For Beginners: This constructor sets up balanced sampling by initializing usage tracking for all classes. Each class starts with a count of zero, and as tasks are generated, the loader keeps track of which classes have been used and prefers less-used ones.

The balancing happens automatically - you don't need to do anything special.

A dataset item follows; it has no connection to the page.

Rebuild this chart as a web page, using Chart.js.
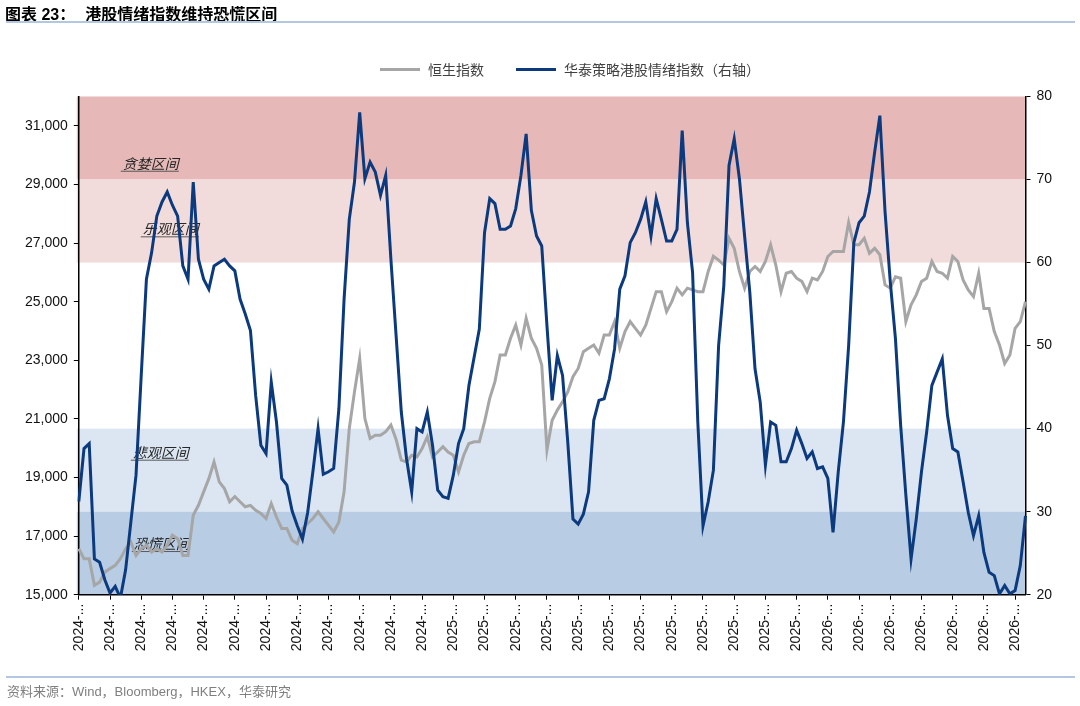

Just call GetNextTask() repeatedly and the loader will ensure balanced class distribution over time.

Exceptions

ArgumentNullException

Thrown when datasetX or datasetY is null.

ArgumentException

Thrown when dimensions are invalid or dataset is too small.

Methods

GetNextTaskCore()

Core implementation of balanced N-way K-shot task sampling with weighted class selection.

protected override MetaLearningTask<T, TInput, TOutput> GetNextTaskCore()

Returns

MetaLearningTask<T, TInput, TOutput>

A MetaLearningTask with balanced class sampling over time.

Remarks

This method extends the standard sampling algorithm with balanced selection: 1. Calculates selection weights: classes with lower usage get higher weights 2. Performs weighted random selection of N classes (favoring under-used classes) 3. For each selected class, randomly samples (K + queryShots) examples 4. Shuffles and splits into support and query sets 5. Updates usage counts for selected classes 6. Constructs and returns MetaLearningTask

For Beginners: The balancing works like this:

Imagine you have 10 classes. After 5 tasks:

  • Classes 0, 2, 5 have been used 3 times each
  • Classes 1, 4, 7 have been used 2 times each
  • Classes 3, 6, 8, 9 have been used 1 time each

For the next task, the loader will heavily favor classes 3, 6, 8, 9 (used least), moderately favor classes 1, 4, 7, and avoid classes 0, 2, 5 (used most).

Over many tasks, this ensures all classes get approximately equal representation, leading to more balanced meta-learning training.